**Goal of the exercise:** Skip every picture, and extract verbatim the lines from the line containing "Output the web page that produces this picture with Chart.js." to the line containing "const barBorder = '#ed7d31';", both lines included.

**Data provided:**

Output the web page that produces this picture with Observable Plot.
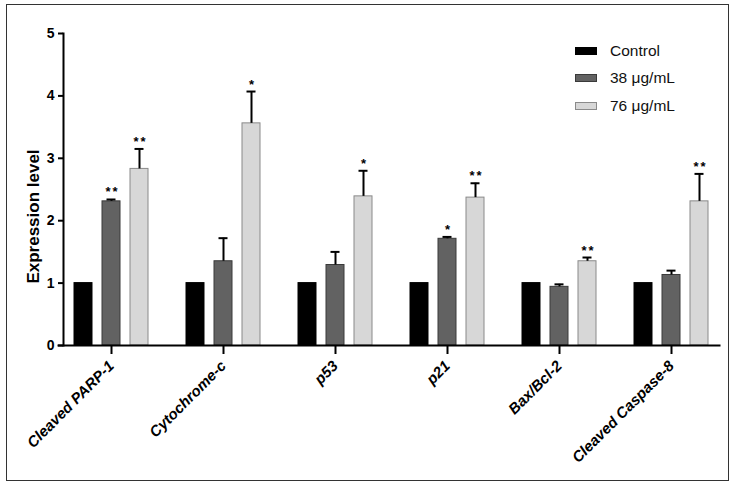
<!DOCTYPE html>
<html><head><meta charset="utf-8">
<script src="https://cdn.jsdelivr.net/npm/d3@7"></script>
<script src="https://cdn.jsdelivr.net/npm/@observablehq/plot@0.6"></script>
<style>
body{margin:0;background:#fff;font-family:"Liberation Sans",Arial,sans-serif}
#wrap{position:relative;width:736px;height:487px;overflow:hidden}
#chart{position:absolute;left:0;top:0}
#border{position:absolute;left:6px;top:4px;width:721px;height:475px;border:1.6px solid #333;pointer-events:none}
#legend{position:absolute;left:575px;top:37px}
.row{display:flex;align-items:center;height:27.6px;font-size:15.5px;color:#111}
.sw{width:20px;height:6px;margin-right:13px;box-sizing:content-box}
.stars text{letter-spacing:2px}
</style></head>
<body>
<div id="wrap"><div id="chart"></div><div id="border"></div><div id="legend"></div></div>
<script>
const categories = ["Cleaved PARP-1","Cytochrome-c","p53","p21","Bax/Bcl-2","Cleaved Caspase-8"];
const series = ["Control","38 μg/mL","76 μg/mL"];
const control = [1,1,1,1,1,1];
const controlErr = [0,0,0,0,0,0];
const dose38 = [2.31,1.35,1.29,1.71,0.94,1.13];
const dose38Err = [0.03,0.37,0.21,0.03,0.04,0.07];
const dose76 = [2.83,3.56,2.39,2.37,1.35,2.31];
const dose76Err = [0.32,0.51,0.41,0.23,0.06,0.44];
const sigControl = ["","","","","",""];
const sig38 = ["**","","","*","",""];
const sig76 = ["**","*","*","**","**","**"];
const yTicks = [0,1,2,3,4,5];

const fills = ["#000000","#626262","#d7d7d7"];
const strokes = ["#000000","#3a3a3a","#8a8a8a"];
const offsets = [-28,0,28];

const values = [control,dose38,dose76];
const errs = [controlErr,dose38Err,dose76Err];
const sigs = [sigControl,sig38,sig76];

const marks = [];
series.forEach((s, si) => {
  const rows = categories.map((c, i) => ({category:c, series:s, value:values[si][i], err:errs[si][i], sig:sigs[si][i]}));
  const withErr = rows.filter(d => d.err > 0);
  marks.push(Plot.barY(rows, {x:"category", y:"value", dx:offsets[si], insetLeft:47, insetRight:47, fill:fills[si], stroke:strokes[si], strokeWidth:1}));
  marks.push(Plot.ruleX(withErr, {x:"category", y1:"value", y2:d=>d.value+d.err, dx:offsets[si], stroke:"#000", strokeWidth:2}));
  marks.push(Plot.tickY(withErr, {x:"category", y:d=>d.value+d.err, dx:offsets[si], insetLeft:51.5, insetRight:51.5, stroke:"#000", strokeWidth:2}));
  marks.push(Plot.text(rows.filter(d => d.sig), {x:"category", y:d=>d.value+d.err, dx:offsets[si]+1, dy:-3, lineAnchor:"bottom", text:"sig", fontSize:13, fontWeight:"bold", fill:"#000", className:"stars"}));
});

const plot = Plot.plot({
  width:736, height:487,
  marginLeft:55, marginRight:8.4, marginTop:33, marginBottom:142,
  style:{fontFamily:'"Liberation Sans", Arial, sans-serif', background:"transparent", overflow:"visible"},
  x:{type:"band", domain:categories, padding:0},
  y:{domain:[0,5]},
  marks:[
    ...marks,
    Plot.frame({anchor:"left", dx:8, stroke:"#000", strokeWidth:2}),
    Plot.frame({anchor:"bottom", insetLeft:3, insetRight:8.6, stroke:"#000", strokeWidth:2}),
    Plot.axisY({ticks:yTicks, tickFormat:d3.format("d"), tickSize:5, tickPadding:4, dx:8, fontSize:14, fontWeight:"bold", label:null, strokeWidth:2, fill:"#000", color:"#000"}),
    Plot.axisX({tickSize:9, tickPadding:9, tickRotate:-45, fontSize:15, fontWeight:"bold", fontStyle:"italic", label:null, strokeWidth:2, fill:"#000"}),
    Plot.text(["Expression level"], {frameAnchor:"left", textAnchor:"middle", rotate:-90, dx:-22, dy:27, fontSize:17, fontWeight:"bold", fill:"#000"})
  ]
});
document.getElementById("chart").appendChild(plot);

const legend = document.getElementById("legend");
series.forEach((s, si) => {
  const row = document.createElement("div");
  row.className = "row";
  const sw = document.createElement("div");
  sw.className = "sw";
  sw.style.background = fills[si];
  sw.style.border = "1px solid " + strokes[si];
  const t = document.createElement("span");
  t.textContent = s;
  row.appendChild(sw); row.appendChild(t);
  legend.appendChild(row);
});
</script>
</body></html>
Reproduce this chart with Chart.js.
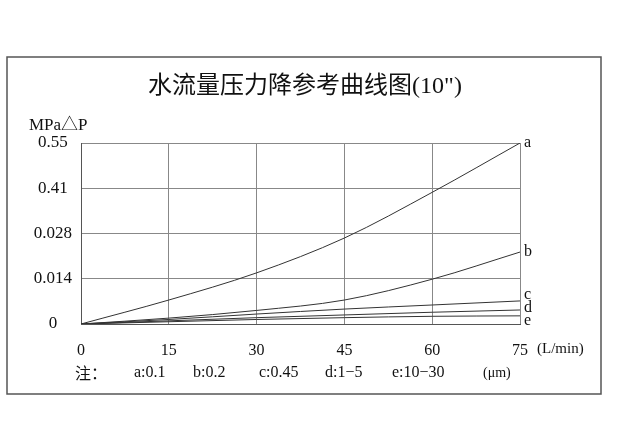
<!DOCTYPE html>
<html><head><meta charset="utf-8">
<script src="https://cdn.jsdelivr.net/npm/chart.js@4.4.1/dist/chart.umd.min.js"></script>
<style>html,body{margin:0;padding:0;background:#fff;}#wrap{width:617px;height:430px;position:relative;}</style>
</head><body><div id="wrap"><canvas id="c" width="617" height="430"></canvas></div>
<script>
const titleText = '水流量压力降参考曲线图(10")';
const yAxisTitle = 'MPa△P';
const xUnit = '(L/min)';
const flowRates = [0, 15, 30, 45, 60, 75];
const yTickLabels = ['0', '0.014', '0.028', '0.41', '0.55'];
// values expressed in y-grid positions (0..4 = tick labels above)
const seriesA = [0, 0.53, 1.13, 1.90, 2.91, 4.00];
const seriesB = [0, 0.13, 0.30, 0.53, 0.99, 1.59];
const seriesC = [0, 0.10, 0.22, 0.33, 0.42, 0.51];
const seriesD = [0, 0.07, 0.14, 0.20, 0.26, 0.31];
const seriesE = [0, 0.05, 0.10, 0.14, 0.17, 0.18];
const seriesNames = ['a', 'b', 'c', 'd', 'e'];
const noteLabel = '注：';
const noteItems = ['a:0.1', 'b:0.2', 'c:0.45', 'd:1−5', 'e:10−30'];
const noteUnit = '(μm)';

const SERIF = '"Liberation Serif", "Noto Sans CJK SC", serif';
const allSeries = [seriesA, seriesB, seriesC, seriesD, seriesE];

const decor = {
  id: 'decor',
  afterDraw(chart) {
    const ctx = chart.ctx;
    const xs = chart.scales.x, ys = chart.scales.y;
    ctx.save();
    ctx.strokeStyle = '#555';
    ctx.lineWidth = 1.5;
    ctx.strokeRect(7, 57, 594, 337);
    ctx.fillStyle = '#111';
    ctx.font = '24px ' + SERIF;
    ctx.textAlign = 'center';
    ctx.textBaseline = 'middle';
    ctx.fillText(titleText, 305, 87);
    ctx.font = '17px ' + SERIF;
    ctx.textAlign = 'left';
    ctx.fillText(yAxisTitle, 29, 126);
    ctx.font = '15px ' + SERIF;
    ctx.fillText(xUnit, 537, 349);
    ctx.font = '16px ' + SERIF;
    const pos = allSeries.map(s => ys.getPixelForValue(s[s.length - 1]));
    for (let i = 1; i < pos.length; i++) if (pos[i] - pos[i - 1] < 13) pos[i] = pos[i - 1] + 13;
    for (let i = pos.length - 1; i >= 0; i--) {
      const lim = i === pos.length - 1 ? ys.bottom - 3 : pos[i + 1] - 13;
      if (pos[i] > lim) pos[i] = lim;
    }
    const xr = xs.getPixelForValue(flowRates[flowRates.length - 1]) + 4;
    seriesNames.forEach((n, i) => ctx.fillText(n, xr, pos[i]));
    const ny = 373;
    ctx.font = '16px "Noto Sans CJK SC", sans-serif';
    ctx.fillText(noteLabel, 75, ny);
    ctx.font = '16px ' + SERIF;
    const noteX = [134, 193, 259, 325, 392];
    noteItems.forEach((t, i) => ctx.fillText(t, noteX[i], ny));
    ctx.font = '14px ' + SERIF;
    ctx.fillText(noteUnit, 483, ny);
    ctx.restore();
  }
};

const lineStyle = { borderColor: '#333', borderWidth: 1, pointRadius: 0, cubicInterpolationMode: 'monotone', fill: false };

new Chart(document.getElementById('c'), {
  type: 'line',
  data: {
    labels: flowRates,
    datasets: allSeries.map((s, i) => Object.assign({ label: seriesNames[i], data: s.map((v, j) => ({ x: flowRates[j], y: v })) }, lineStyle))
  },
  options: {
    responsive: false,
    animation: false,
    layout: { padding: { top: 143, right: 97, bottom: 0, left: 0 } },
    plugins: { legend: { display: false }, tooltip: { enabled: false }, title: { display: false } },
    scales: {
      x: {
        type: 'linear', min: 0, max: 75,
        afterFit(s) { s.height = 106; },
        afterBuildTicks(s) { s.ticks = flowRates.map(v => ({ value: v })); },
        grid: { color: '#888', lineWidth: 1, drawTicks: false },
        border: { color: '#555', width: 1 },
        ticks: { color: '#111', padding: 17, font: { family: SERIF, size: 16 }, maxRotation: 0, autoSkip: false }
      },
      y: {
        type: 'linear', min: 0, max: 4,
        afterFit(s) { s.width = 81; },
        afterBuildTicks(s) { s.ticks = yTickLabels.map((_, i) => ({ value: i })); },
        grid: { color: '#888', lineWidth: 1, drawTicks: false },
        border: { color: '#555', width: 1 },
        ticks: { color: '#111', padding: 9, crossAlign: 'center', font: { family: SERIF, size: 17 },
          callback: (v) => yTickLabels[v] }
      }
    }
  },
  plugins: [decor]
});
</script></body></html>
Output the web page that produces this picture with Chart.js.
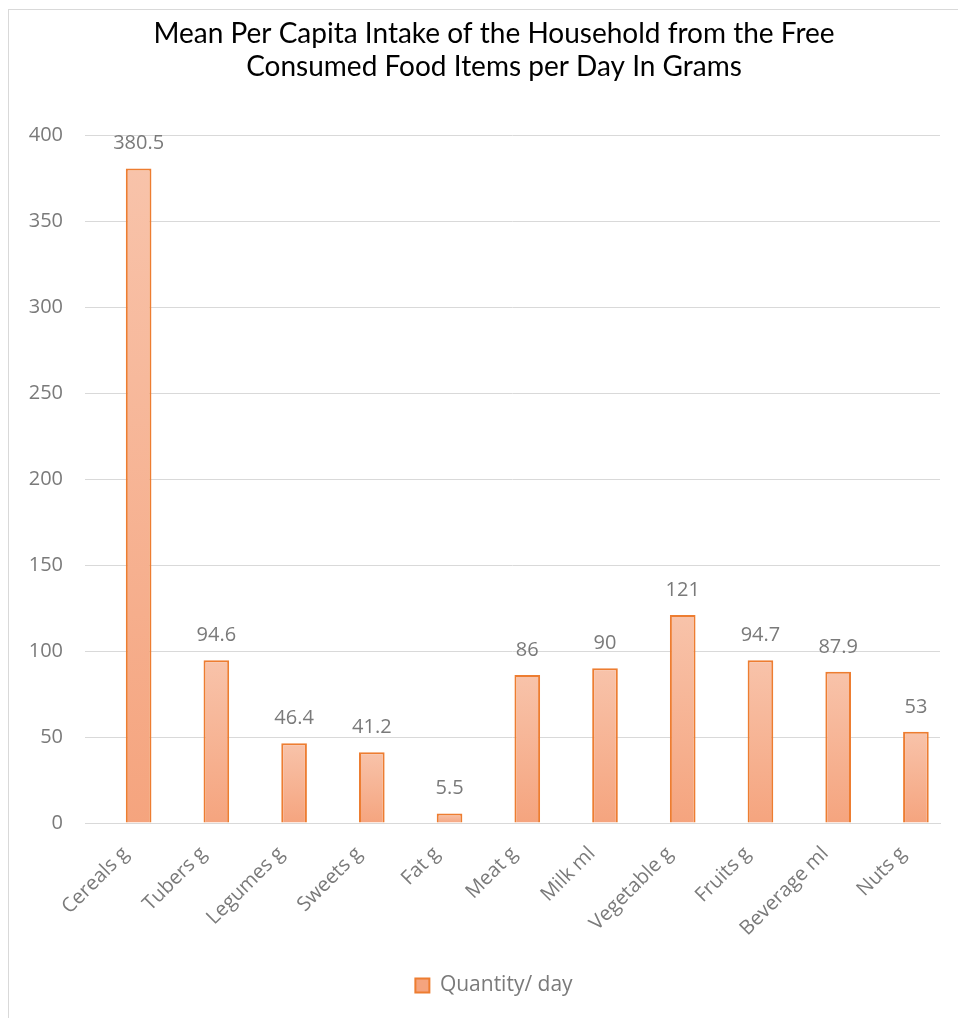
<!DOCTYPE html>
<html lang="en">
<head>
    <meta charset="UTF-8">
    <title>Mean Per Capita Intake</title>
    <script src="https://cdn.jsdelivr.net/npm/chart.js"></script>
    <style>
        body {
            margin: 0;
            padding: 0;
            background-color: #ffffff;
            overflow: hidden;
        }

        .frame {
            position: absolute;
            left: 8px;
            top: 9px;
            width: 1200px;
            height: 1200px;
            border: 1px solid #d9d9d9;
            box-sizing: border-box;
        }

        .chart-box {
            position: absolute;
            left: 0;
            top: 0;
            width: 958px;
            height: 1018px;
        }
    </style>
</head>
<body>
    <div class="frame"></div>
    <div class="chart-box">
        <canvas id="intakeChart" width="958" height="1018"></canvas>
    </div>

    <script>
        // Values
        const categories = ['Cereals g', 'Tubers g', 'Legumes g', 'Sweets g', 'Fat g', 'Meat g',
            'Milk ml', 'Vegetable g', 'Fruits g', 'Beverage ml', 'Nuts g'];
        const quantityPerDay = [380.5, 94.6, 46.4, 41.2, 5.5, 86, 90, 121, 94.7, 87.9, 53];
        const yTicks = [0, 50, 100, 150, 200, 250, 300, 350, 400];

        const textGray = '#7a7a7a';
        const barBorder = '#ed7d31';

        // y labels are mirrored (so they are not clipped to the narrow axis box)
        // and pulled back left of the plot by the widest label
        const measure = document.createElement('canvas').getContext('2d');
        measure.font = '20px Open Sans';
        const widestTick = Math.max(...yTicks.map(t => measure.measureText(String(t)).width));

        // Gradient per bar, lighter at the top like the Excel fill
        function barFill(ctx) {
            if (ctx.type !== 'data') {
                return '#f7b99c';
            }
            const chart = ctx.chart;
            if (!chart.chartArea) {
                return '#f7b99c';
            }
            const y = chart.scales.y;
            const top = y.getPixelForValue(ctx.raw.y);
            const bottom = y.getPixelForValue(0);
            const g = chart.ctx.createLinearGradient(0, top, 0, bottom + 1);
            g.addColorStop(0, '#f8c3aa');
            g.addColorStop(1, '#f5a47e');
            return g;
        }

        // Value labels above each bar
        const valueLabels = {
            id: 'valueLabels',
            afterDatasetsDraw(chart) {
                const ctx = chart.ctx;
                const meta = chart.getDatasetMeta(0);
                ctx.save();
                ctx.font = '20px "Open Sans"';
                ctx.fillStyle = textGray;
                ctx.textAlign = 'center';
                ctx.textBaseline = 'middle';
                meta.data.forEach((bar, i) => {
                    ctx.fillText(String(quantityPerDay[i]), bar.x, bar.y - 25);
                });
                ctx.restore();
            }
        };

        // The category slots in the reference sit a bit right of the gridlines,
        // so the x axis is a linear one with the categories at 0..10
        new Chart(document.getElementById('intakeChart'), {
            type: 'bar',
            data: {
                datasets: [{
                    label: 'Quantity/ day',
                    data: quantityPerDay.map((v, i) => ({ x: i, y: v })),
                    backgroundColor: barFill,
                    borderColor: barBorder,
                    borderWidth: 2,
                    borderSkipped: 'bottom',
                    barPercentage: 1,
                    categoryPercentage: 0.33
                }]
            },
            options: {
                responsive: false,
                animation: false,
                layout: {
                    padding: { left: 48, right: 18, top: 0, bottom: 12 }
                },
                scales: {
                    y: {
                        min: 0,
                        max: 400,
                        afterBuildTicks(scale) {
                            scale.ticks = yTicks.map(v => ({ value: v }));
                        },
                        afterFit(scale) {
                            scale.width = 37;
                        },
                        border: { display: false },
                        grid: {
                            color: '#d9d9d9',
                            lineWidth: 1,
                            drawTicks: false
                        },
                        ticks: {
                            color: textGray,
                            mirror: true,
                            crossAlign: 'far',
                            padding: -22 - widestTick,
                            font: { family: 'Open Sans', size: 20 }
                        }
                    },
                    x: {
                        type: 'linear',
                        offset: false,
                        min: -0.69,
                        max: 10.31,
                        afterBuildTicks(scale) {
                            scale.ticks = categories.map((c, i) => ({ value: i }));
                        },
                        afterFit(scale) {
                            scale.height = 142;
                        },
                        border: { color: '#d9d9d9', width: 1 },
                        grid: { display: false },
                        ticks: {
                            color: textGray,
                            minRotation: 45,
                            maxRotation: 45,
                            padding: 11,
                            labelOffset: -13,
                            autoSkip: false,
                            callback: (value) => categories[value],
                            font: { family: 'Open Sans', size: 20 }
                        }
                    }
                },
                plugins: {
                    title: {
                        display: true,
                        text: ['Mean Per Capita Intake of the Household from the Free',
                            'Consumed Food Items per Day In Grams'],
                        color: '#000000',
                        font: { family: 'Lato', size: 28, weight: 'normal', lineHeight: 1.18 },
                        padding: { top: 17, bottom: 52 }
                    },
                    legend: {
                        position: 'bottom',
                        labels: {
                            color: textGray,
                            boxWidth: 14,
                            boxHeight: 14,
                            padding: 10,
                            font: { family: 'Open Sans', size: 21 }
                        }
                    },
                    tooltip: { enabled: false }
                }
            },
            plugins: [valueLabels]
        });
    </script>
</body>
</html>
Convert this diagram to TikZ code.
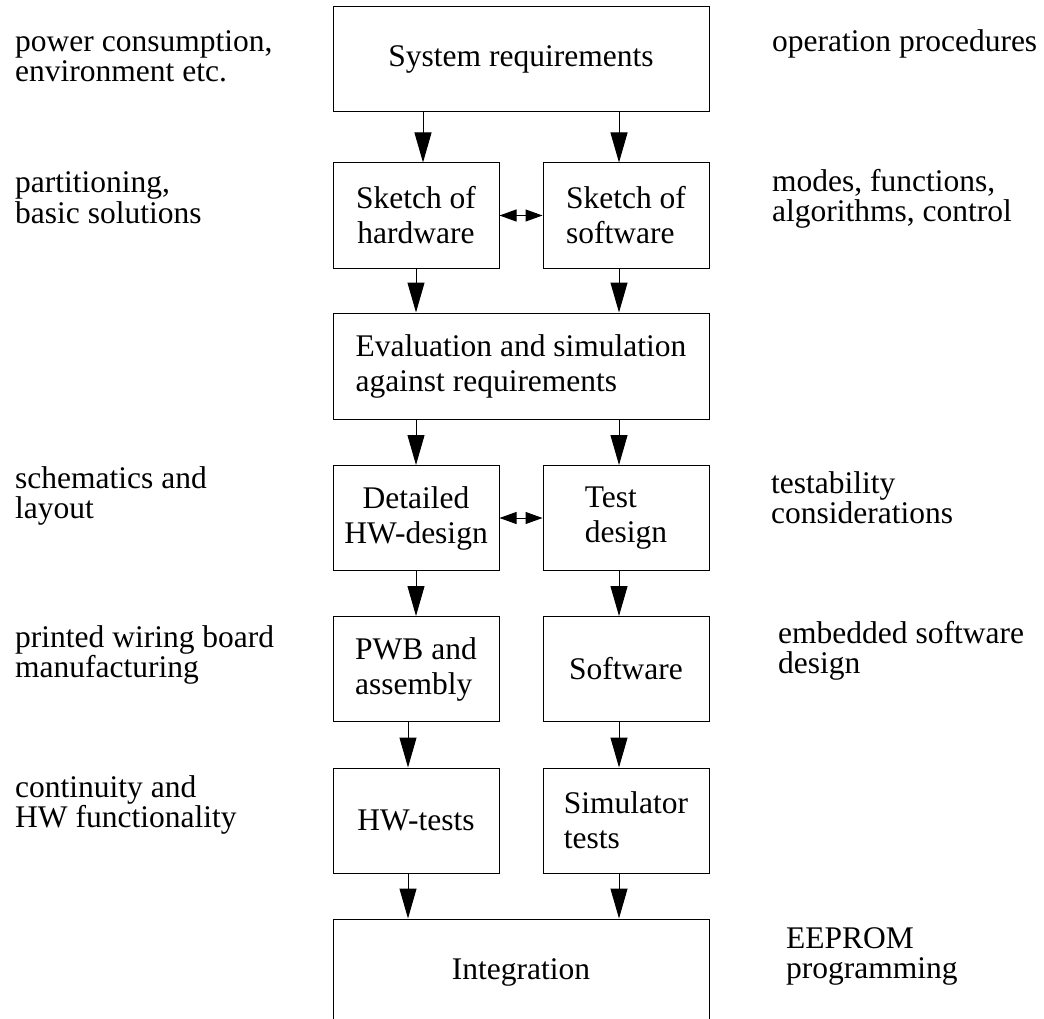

**Worked solution:**
Output the web page that produces this picture with Chart.js.
<!DOCTYPE html>
<html lang="en">
<head>
    <meta charset="UTF-8">
    <title>Mean Per Capita Intake</title>
    <script src="https://cdn.jsdelivr.net/npm/chart.js"></script>
    <style>
        body {
            margin: 0;
            padding: 0;
            background-color: #ffffff;
            overflow: hidden;
        }

        .frame {
            position: absolute;
            left: 8px;
            top: 9px;
            width: 1200px;
            height: 1200px;
            border: 1px solid #d9d9d9;
            box-sizing: border-box;
        }

        .chart-box {
            position: absolute;
            left: 0;
            top: 0;
            width: 958px;
            height: 1018px;
        }
    </style>
</head>
<body>
    <div class="frame"></div>
    <div class="chart-box">
        <canvas id="intakeChart" width="958" height="1018"></canvas>
    </div>

    <script>
        // Values
        const categories = ['Cereals g', 'Tubers g', 'Legumes g', 'Sweets g', 'Fat g', 'Meat g',
            'Milk ml', 'Vegetable g', 'Fruits g', 'Beverage ml', 'Nuts g'];
        const quantityPerDay = [380.5, 94.6, 46.4, 41.2, 5.5, 86, 90, 121, 94.7, 87.9, 53];
        const yTicks = [0, 50, 100, 150, 200, 250, 300, 350, 400];

        const textGray = '#7a7a7a';
        const barBorder = '#ed7d31';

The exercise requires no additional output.